I think this may be one of the most perfectly named books I’ve ever read.  This story is somewhat about growing up and making it through high school.  It’s partly about abuse and the families that go through it.  It touches on what it’s like to be different, to be unwanted, to be looked down on and teased by your peers.  It’s also about young love, the power and reality of it, even if it can’t last.  But mostly, it’s about Eleanor and Park.  Somehow, Rowell managed to make them seem both familiar and utterly distinct and unusual.  Park reads comic books on the bus and tries to get along with his all-American father and his Korean mother.  Eleanor is painfully aware of her size and her man’s clothing, but she gives all her extra money to her abused mother.  What starts out as a begrudging seating arrangement on the bus turns into friendship and then something more, and soon Eleanor and Park are reading comics together, swapping mix tapes, and spending awkward evenings eating dinner with Park’s parents.  Despite the darkness that is always hanging over their relationship, I couldn’t stop reading.  (In fact, I opened the book to read a few pages before I went to sleep and ended up finishing the last 75 pages in one go–oops.)

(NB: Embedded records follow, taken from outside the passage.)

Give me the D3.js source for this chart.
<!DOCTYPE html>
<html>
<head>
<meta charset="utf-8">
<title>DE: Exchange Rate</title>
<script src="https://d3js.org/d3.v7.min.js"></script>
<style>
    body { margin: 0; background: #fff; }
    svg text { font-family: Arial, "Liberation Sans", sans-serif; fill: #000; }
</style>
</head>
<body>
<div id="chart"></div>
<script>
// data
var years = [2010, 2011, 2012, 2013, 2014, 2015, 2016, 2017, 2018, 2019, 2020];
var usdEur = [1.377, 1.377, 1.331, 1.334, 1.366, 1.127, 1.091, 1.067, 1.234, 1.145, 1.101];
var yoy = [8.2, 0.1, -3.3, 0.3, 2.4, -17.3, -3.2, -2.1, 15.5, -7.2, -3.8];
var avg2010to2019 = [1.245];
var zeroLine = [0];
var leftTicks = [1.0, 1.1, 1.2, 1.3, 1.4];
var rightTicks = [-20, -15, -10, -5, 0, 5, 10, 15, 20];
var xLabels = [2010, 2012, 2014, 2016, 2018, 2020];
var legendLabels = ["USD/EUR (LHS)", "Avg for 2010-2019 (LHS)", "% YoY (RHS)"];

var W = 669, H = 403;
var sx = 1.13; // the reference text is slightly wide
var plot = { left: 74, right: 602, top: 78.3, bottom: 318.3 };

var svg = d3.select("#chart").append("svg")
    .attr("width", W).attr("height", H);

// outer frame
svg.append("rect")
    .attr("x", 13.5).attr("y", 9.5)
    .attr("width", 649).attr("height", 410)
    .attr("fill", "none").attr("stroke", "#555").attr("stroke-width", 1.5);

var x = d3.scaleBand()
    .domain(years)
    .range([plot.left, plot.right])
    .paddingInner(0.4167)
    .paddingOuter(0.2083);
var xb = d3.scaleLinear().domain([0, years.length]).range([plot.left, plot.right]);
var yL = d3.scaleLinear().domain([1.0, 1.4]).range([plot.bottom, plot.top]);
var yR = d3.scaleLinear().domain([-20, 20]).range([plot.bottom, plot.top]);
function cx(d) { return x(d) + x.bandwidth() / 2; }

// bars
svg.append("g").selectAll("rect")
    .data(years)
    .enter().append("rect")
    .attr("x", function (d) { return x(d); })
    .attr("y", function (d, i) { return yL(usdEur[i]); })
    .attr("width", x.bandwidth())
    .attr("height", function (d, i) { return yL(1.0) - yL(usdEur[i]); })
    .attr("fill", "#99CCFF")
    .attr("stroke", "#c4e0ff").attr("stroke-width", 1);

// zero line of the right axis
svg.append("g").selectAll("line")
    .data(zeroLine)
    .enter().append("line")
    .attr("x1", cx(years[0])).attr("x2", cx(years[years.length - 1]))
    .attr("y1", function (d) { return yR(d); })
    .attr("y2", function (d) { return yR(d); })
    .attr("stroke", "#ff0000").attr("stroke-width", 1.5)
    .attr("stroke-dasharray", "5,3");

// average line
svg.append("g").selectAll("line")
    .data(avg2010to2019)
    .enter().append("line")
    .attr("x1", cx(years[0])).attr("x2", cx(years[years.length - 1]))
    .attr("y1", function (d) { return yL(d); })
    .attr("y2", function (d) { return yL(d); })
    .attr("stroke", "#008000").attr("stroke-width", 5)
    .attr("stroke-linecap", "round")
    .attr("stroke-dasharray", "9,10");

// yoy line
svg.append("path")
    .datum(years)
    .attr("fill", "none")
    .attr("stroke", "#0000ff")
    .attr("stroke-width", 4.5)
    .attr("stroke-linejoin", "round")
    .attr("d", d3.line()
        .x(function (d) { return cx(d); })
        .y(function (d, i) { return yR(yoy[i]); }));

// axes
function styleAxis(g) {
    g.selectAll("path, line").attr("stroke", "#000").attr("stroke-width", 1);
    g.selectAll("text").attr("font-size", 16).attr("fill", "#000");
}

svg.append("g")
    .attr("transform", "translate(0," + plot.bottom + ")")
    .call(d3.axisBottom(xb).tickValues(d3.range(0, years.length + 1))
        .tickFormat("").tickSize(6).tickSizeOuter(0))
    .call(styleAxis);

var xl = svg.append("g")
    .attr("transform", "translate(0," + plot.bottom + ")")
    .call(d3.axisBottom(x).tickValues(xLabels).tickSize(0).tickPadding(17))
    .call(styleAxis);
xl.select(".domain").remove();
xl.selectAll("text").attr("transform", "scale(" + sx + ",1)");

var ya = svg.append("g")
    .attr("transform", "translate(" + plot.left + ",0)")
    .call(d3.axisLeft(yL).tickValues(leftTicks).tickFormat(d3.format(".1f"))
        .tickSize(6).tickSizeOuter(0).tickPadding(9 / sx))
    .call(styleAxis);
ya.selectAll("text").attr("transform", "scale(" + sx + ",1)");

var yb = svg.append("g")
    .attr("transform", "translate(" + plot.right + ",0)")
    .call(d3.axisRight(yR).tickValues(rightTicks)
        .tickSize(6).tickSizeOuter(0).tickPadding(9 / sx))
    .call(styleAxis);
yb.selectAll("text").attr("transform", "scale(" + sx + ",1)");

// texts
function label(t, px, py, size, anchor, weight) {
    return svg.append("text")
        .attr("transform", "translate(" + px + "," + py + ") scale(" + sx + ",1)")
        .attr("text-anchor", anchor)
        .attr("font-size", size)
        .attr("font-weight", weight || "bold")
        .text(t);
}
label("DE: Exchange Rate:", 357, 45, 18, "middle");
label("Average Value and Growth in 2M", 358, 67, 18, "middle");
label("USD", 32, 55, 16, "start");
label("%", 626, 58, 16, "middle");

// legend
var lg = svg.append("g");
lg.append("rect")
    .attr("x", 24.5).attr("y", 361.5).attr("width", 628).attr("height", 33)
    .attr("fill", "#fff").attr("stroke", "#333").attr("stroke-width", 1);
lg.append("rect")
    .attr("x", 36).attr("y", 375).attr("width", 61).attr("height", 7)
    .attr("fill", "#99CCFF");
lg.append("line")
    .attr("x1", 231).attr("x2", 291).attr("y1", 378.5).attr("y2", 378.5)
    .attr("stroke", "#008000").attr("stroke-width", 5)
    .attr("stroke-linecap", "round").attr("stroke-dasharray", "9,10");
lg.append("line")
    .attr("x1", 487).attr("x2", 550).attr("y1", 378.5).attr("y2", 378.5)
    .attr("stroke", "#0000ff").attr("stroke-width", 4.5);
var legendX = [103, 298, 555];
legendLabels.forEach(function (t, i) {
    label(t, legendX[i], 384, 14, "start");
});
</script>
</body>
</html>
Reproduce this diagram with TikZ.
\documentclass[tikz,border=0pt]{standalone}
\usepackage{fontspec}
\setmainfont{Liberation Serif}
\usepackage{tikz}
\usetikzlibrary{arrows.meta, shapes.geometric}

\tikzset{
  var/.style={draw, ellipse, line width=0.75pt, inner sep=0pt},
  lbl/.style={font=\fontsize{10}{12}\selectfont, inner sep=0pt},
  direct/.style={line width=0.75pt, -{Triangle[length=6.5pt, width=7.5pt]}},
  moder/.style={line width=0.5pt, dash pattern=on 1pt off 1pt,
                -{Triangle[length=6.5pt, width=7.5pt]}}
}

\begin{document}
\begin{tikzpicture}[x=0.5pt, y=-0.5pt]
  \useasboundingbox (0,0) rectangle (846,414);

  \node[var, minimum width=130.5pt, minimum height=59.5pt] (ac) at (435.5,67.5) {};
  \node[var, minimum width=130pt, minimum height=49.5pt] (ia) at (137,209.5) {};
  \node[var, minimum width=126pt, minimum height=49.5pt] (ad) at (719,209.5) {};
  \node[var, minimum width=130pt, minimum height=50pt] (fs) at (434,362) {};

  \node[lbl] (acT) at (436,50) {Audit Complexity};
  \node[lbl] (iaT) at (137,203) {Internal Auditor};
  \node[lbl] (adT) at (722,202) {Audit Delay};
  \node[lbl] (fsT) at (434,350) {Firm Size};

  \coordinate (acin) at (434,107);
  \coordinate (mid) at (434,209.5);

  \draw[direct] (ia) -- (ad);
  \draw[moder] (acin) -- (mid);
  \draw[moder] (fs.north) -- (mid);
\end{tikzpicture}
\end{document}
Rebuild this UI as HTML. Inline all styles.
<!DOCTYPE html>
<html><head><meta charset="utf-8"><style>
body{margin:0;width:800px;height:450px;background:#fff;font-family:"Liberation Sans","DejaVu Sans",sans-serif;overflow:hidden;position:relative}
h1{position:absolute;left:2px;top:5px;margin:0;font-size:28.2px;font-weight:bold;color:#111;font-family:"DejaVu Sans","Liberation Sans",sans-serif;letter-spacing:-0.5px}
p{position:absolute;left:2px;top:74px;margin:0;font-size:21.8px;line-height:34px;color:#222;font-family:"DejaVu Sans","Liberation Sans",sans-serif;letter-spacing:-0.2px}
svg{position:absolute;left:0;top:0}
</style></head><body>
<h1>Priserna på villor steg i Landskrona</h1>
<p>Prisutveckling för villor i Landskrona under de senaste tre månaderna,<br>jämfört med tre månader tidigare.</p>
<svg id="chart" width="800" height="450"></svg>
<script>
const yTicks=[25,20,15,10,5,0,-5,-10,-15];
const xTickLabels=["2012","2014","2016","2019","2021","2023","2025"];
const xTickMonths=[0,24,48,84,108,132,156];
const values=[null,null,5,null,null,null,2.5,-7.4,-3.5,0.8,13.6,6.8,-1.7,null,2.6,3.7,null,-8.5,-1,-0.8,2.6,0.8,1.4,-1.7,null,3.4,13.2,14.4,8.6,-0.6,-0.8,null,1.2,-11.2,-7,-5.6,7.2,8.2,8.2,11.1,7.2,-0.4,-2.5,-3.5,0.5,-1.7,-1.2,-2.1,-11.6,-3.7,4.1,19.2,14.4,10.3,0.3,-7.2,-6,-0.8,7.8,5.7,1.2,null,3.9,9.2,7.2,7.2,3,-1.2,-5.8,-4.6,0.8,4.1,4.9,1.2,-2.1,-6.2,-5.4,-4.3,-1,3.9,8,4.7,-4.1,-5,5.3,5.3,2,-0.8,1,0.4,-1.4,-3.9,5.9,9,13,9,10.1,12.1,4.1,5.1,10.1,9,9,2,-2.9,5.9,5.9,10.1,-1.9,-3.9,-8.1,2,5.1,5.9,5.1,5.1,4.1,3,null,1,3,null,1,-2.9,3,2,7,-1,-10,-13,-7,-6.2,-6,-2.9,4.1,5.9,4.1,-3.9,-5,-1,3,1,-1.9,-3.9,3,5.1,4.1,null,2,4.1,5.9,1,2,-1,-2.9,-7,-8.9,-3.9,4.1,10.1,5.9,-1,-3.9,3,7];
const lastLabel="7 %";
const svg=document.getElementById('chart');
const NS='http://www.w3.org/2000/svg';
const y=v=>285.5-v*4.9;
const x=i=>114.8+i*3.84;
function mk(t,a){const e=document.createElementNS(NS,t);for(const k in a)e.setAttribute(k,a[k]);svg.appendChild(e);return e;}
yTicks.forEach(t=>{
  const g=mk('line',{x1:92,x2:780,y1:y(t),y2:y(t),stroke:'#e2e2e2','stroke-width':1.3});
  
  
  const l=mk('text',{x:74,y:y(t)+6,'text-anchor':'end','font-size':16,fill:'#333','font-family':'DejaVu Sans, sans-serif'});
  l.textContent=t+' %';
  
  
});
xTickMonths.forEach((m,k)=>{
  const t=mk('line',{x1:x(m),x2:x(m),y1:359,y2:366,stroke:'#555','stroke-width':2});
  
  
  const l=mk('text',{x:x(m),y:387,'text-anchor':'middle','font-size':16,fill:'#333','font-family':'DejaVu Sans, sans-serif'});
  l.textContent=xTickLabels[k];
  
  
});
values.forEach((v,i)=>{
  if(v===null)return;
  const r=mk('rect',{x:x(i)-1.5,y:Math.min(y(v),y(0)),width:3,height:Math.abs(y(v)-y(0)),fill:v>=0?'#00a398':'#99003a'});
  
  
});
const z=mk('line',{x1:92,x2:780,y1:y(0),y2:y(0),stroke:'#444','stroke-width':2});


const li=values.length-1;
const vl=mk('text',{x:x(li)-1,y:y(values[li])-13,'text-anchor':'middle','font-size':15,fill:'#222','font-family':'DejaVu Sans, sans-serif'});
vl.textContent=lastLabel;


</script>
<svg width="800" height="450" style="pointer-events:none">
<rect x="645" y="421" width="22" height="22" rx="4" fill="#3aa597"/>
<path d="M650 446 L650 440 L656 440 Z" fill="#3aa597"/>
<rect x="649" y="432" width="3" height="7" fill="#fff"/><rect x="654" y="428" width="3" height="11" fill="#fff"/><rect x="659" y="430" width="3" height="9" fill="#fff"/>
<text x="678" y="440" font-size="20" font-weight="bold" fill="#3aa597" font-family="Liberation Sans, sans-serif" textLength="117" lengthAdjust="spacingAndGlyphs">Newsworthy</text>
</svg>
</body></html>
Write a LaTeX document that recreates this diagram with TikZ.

There is some swearing in this book, but just so you’re not fooled, there is a disproportionate amount of swearing in the first chapter or so.  Sexual situations are implied but not explicitly discussed (even I wasn’t made uncomfortable by them, and I’m notoriously squeamish about things like that).  Still, this book is for older teens and adults, not the preteen set.  Eleanor’s abusive stepfather is the main reason for this, as well as the aforementioned cursing, sexual situations, and just general high school mean girls and bullies.  If you can look beyond those things, however, you’ll find a book that is achingly beautiful, sad and heartwarming at the same time.